Thursday, July 18, 2013

WVO Spiritual Intake

Transcribed from notes taken this Spring, with afterthought inspired on the front porch of the Crown Pub...

Riding home from campus, I spy a car stopped up ahead at Mulberry and Howes.  Deciding not to wait - traffic backed up from the train - they drive on through the red light.  One block later, I come to a stop, and watch the car behind me cruise on through the red, nonchalantly, not hurriedly. 
What is wrong with these people?

The same thing that is wrong with me.  Impatience.  It is a material thing, like the world around me, ubiquitous and coursing through veins, now hindering, now motivating, now hindering.  Not having ridden my bike this week, I opt again for the veggie bus.  I think the fuel filter or the veggie oil filter needs changing.  When attempting to run on Waste Veggie Oil, the engine begins to conk out like a fat crawdad in its boiling pot after about 5 minutes.  The pressure gage on the internal oil filter is nowhere near red/yellow, but I've heard they are notorious for lying.  We are driving in the infancy of the greasel engine years, of veggie and diesel hybridization, so this is forgivable.  So the Veggie Bus, or as Mike the Mechanic calls it, the Danny Bus, is currently just a Diesel Bus.  10 mi/gal of either WVO or diesel petrol, weighing in at 3 tons.  1984 manufacture with a 2002 engine transplant, and it is often the interface between old and new, or veggie and diesel components, where breakdown occurs.  It has required time with a true grease monkey every year, usually in binges.  I have burned incense in her in an attempt to bless-a-da-bus, but her irritability goes unassuaged.  Real, earnest prayer has not been answered, or else it has.  Impatience is a virtue that has indeed taken me so far, but I have found myself going down the wrong path time enough.  There's that feeling of being tired after hiking back from the summit, legs tired enough that they fall effortlessly into a barely controlled cantor, hop-skipping over some of the rocks, and falling when I apparently needed to fall.

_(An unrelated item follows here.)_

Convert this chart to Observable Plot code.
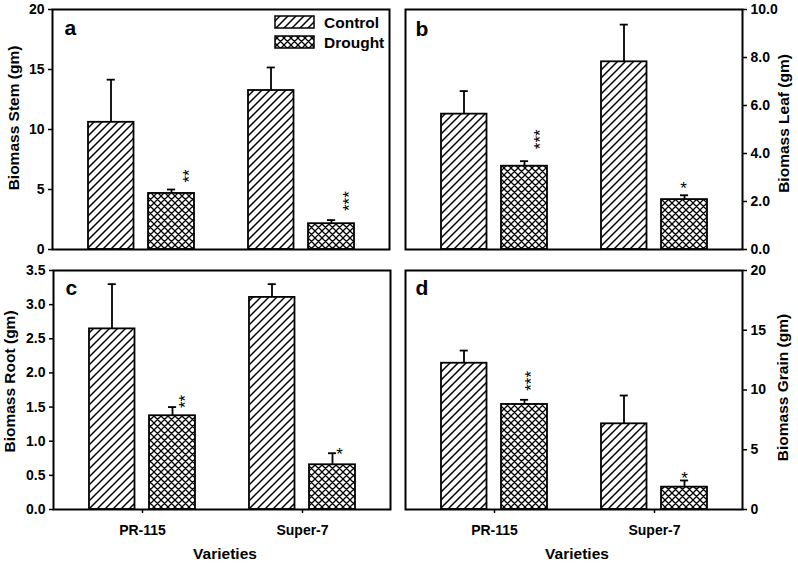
<!DOCTYPE html>
<html>
<head>
<meta charset="utf-8">
<script src="https://cdn.jsdelivr.net/npm/d3@7"></script>
<script src="https://cdn.jsdelivr.net/npm/@observablehq/plot@0.6"></script>
<style>
  html, body { margin: 0; padding: 0; background: #fff; }
  #wrap { position: relative; width: 798px; height: 568px; overflow: hidden;
          font-family: "Liberation Sans", Arial, sans-serif; }
  .panel { position: absolute; }
</style>
</head>
<body>
<svg width="0" height="0" style="position:absolute">
  <defs>
    <pattern id="hatch" patternUnits="userSpaceOnUse" width="8" height="8">
      <rect width="8" height="8" fill="#fff"/>
      <path d="M-2,2 L2,-2 M0,8 L8,0 M6,10 L10,6" stroke="#000" stroke-width="1.5"/>
    </pattern>
    <pattern id="cross" patternUnits="userSpaceOnUse" width="7" height="7">
      <rect width="7" height="7" fill="#fff"/>
      <path d="M-2,2 L2,-2 M0,7 L7,0 M5,9 L9,5 M-2,5 L2,9 M0,0 L7,7 M5,-2 L9,2" stroke="#000" stroke-width="1.3"/>
    </pattern>
  </defs>
</svg>
<div id="wrap"></div>
<script>
// ---------------- data ----------------
const varieties = ["PR-115", "Super-7"];
const treatments = ["Control", "Drought"];

const stemControl = [10.6, 13.25];
const stemControlSE = [3.55, 1.92];
const stemDrought = [4.67, 2.15];
const stemDroughtSE = [0.33, 0.30];
const stemStars = ["**", "***"];

const leafControl = [5.64, 7.82];
const leafControlSE = [0.96, 1.55];
const leafDrought = [3.47, 2.08];
const leafDroughtSE = [0.21, 0.18];
const leafStars = ["***", "*"];

const rootControl = [2.645, 3.106];
const rootControlSE = [0.655, 0.194];
const rootDrought = [1.373, 0.655];
const rootDroughtSE = [0.127, 0.169];
const rootStars = ["**", "*"];

const grainControl = [12.24, 7.17];
const grainControlSE = [1.06, 2.37];
const grainDrought = [8.79, 1.87];
const grainDroughtSE = [0.39, 0.56];
const grainStars = ["***", "*"];

const stemTicks = [0, 5, 10, 15, 20];
const leafTicks = [0, 2, 4, 6, 8, 10];
const rootTicks = [0, 0.5, 1, 1.5, 2, 2.5, 3, 3.5];
const grainTicks = [0, 5, 10, 15, 20];

function rows(ctrl, ctrlSE, dr, drSE, stars) {
  const out = [];
  varieties.forEach((v, i) => {
    out.push({variety: v, treatment: treatments[0], mean: ctrl[i], se: ctrlSE[i], star: ""});
    out.push({variety: v, treatment: treatments[1], mean: dr[i], se: drSE[i], star: stars[i]});
  });
  return out;
}

// ---------------- layout / style ----------------
const panels = [
  {letter: "a", title: "Biomass Stem (gm)", data: rows(stemControl, stemControlSE, stemDrought, stemDroughtSE, stemStars),
   ticks: stemTicks, fmt: d => String(d), side: "left", left: 0, top: 0, h: 262,
   m: {l: 52, r: 10, t: 9, b: 13}, tdx: -38, tdy: -11.5, xaxis: false, ldx: 12, ldy: 11,
   starStyle: [{rot: true, dx: 48.3, dy: -7}, {rot: true, dx: 48.3, dy: -9}]},
  {letter: "b", title: "Biomass Leaf (gm)", data: rows(leafControl, leafControlSE, leafDrought, leafDroughtSE, leafStars),
   ticks: leafTicks, fmt: d3.format(".1f"), side: "right", left: 399, top: 0, h: 262,
   m: {l: 6, r: 56, t: 9, b: 13}, tdx: 42, tdy: -6, xaxis: false, ldx: 10, ldy: 12,
   starStyle: [{rot: true, dx: 45.8, dy: -12}, {rot: false, dx: 29, dy: -7.2}]},
  {letter: "c", title: "Biomass Root (gm)", data: rows(rootControl, rootControlSE, rootDrought, rootDroughtSE, rootStars),
   ticks: rootTicks, fmt: d3.format(".1f"), side: "left", left: 0, top: 262, h: 306,
   m: {l: 53, r: 9, t: 8, b: 59}, tdx: -43.5, tdy: -8.5, xaxis: true, ldx: 12, ldy: 10,
   starStyle: [{rot: true, dx: 43.3, dy: 1}, {rot: false, dx: 37, dy: 1.8}]},
  {letter: "d", title: "Biomass Grain (gm)", data: rows(grainControl, grainControlSE, grainDrought, grainDroughtSE, grainStars),
   ticks: grainTicks, fmt: d => String(d), side: "right", left: 399, top: 262, h: 306,
   m: {l: 6, r: 56, t: 8, b: 59}, tdx: 41, tdy: -2.5, xaxis: true, ldx: 10, ldy: 10,
   starStyle: [{rot: true, dx: 36.8, dy: -9}, {rot: false, dx: 30, dy: -1.7}]}
];

const fills = {Control: "url(#hatch)", Drought: "url(#cross)"};
const barInset = {Control: {insetLeft: 0, insetRight: 60.5}, Drought: {insetLeft: 60, insetRight: 0}};
const capInset = {Control: {insetLeft: 18.7, insetRight: 79.2}, Drought: {insetLeft: 79, insetRight: 18.9}};
const errDx = {Control: -30.5, Drought: 30};
const LW = 1.8;

const wrap = document.getElementById("wrap");

panels.forEach(p => {
  const marks = [];
  treatments.forEach(t => {
    const sub = p.data.filter(d => d.treatment === t);
    marks.push(Plot.ruleX(sub, {x: "variety", y1: "mean", y2: d => d.mean + d.se, dx: errDx[t], stroke: "black", strokeWidth: LW}));
    marks.push(Plot.tickY(sub, {x: "variety", y: d => d.mean + d.se, stroke: "black", strokeWidth: LW, ...capInset[t]}));
    marks.push(Plot.barY(sub, {x: "variety", y: "mean", fill: fills[t], stroke: "black", strokeWidth: LW, ...barInset[t]}));
  });
  // significance stars
  const starred = p.data.filter(d => d.star);
  starred.forEach((d, i) => {
    const s = p.starStyle[i];
    marks.push(Plot.text([d], {
      x: "variety", y: r => r.mean + r.se, text: "star",
      dx: s.dx, dy: s.dy,
      rotate: s.rot ? -90 : 0,
      textAnchor: s.rot ? "start" : "middle",
      lineAnchor: "middle",
      fontSize: 17, fontWeight: "normal", fill: "black"
    }));
  });
  marks.push(Plot.frame({stroke: "black", strokeWidth: 2}));
  marks.push(Plot.axisY({anchor: p.side, ticks: p.ticks, tickFormat: p.fmt, tickSize: 4, tickPadding: 4,
    label: null, stroke: "black", strokeWidth: 1.5, fontSize: 14, fontWeight: "bold", fill: "black"}));
  if (p.xaxis) {
    marks.push(Plot.axisX({anchor: "bottom", tickSize: 4, tickPadding: 12, label: null,
      stroke: "black", strokeWidth: 1.5, fontSize: 14, fontWeight: "bold", fill: "black"}));
    marks.push(Plot.text(["Varieties"], {frameAnchor: "bottom", dx: 3, dy: 45, lineAnchor: "middle",
      fontSize: 15.5, fontWeight: "bold", fill: "black"}));
  }
  // axis title
  marks.push(Plot.text([p.title], {frameAnchor: p.side, dx: p.tdx, dy: p.tdy, rotate: -90,
    textAnchor: "middle", lineAnchor: "middle", fontSize: 15.5, fontWeight: "bold", fill: "black"}));
  // panel letter
  marks.push(Plot.text([p.letter], {frameAnchor: "top-left", dx: p.ldx, dy: p.ldy, textAnchor: "start",
    lineAnchor: "top", fontSize: 21, fontWeight: "bold", fill: "black"}));

  const svg = Plot.plot({
    width: 399, height: p.h,
    marginLeft: p.m.l, marginRight: p.m.r, marginTop: p.m.t, marginBottom: p.m.b,
    x: {type: "band", domain: varieties, paddingInner: 0.34, paddingOuter: 0.22, axis: null},
    y: {domain: [p.ticks[0], p.ticks[p.ticks.length - 1]], axis: null},
    style: {fontFamily: '"Liberation Sans", Arial, sans-serif', background: "transparent", overflow: "visible", color: "black"},
    marks
  });
  const holder = document.createElement("div");
  holder.className = "panel";
  holder.style.left = p.left + "px";
  holder.style.top = p.top + "px";
  holder.appendChild(svg);
  wrap.appendChild(holder);
});

// legend (inside panel a)
const NS = "http://www.w3.org/2000/svg";
const leg = document.createElementNS(NS, "svg");
leg.setAttribute("width", 125); leg.setAttribute("height", 45);
leg.setAttribute("class", "panel");
leg.style.left = "270px"; leg.style.top = "10px";
treatments.forEach((t, i) => {
  const r = document.createElementNS(NS, "rect");
  r.setAttribute("x", 5); r.setAttribute("y", 6 + 20 * i);
  r.setAttribute("width", 39); r.setAttribute("height", 12);
  r.setAttribute("fill", fills[t]); r.setAttribute("stroke", "black"); r.setAttribute("stroke-width", 1.5);
  leg.appendChild(r);
  const tx = document.createElementNS(NS, "text");
  tx.setAttribute("x", 54); tx.setAttribute("y", 18 + 20 * i);
  tx.setAttribute("font-size", 15.5); tx.setAttribute("font-weight", "bold");
  tx.setAttribute("font-family", '"Liberation Sans", Arial, sans-serif');
  tx.textContent = t;
  leg.appendChild(tx);
});
wrap.appendChild(leg);
</script>
</body>
</html>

The bus is a going concern whose internal maintenance is indeed as foggy as that which I myself may require.  I waylay those needs for a better day, which brings consequences.  No time like the present, so clearly foretold in the past.  I want to drive up the canyon a bit, peddle the road's edge, dip my heals in the Holy Poudre, then glide back down and start her up again.  There were plenty of times when the engine ran like butter, and I never question what makes it so.

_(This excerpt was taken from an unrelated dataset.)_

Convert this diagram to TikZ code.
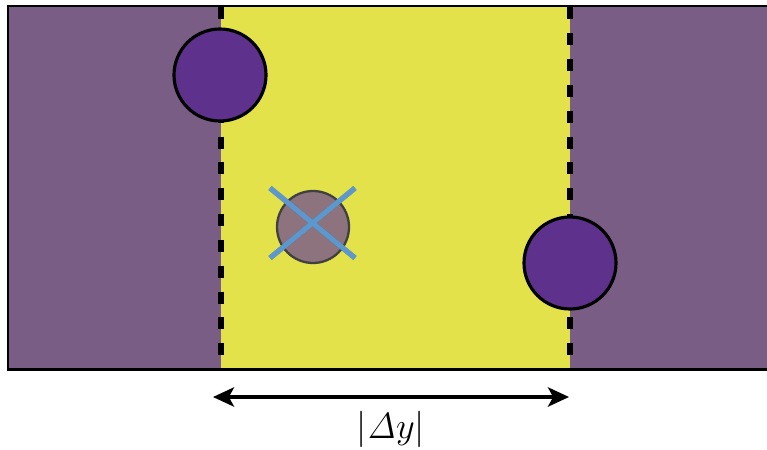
\documentclass[tikz,border=0pt]{standalone}
\usepackage{amsmath}
\definecolor{slabpurple}{RGB}{122,93,133}
\definecolor{slabyellow}{RGB}{228,226,74}
\definecolor{discpurple}{RGB}{94,50,140}
\definecolor{discgray}{RGB}{140,115,125}
\definecolor{crossblue}{RGB}{92,152,206}
\usetikzlibrary{arrows.meta,positioning,calc}

\begin{document}
\begin{tikzpicture}[
  wall/.style={draw=black,line width=3pt,dash pattern=on 6.8pt off 7.9pt},
  disc/.style={circle,draw=black,line width=1.8pt,fill=discpurple,minimum size=1.84cm,inner sep=0pt},
  ghostdisc/.style={circle,draw=black!75,line width=1.3pt,fill=discgray,minimum size=1.44cm,inner sep=0pt},
  crossline/.style={crossblue,line width=3pt},
  gaparr/.style={{Stealth[length=12pt,width=11pt,inset=3pt]}-{Stealth[length=12pt,width=11pt,inset=3pt]},line width=1.9pt}
]
  \useasboundingbox (0,0) rectangle (15.34,-8.98);

  % Slabs
  \fill[slabpurple] (0.16,-0.12) rectangle (15.34,-7.38);
  \fill[slabyellow] (4.42,-0.12) rectangle (11.40,-7.38);
  \draw[line width=1.7pt] (15.34,-0.12) -- (0.16,-0.12) -- (0.16,-7.38) -- (15.34,-7.38);

  % Dashed boundaries
  \coordinate (lt) at (4.42,-0.15);
  \coordinate (lb) at (4.42,-7.35);
  \coordinate (rt) at (11.40,-0.15);
  \coordinate (rb) at (11.40,-7.35);
  \draw[wall] (lt) -- (lb);
  \draw[wall] (rt) -- (rb);

  % Discs on the boundaries
  \node[disc] (topdisc) at (4.40,-1.50) {};
  \node[disc] (rightdisc) at (11.40,-5.26) {};

  % Crossed-out disc
  \node[ghostdisc] (ghost) at (6.26,-4.54) {};
  \draw[crossline,black,opacity=0.25,shift={(0.05,-0.05)}] ($(ghost)+(-0.86,0.78)$) -- ($(ghost)+(0.84,-0.62)$);
  \draw[crossline,black,opacity=0.25,shift={(0.05,-0.05)}] ($(ghost)+(-0.86,-0.62)$) -- ($(ghost)+(0.84,0.78)$);
  \draw[crossline] ($(ghost)+(-0.86,0.78)$) -- ($(ghost)+(0.84,-0.62)$);
  \draw[crossline] ($(ghost)+(-0.86,-0.62)$) -- ($(ghost)+(0.84,0.78)$);

  % Gap width
  \coordinate (al) at (4.26,-7.94);
  \coordinate (ar) at (11.38,-7.94);
  \draw[gaparr] (al) -- (ar);
  \node[font=\fontsize{21}{25}\selectfont] (gaplabel) at (7.82,-8.58) {$|\mathit{\Delta} y|$};
\end{tikzpicture}
\end{document}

It finally occurred to me that the problem lies within, where, according to Cat Stevens, the answer also lies.  I merely needed to adjust my attitude to see what may well be fate.  The bus is for sale, but I will continue to admire and be vexed by her, fix what I can and be cajoled by her, all, this time, with patience.  Tremulous wisps of impatience simply reflect an impatience about something larger, something uncontrollable, I remind myself.  I need perhaps a simpler machine to bring about a simpler mindset, else the other way around.  I need the free form of peddling to prune the excess offshoots, unproductive and self-serving.  I will take in the impatience of others mindfully, and find new paths, or use the frustration productively.  I will learn to weld.  If I can't ever sell her, if she is not meant to be passed on to the next, then maybe I can weld a VW bus to the top of her, away on some mountain plot, then slowly, slowly build my home around her.  She will occupy my earthen living room space, a nice conversation piece, and privately I can look upon her and continue to ponder the inner trappings.  I will bring her flowers, paste novel beer labels to her walls after carefully steaming them off the bottles, and perhaps even brew beer on one of her propane burners, her 55 gallon veggie tank now a fine fermenter.  In the winter I will kill the heat, save for her diesel-drip marine heater.  I'll make fajitas by candelabra - REAL fajitas - drink a bottle of tart Chilean red to her marvelous complexity and temperament, and read William Blake, aloud, or else Wendell Berry.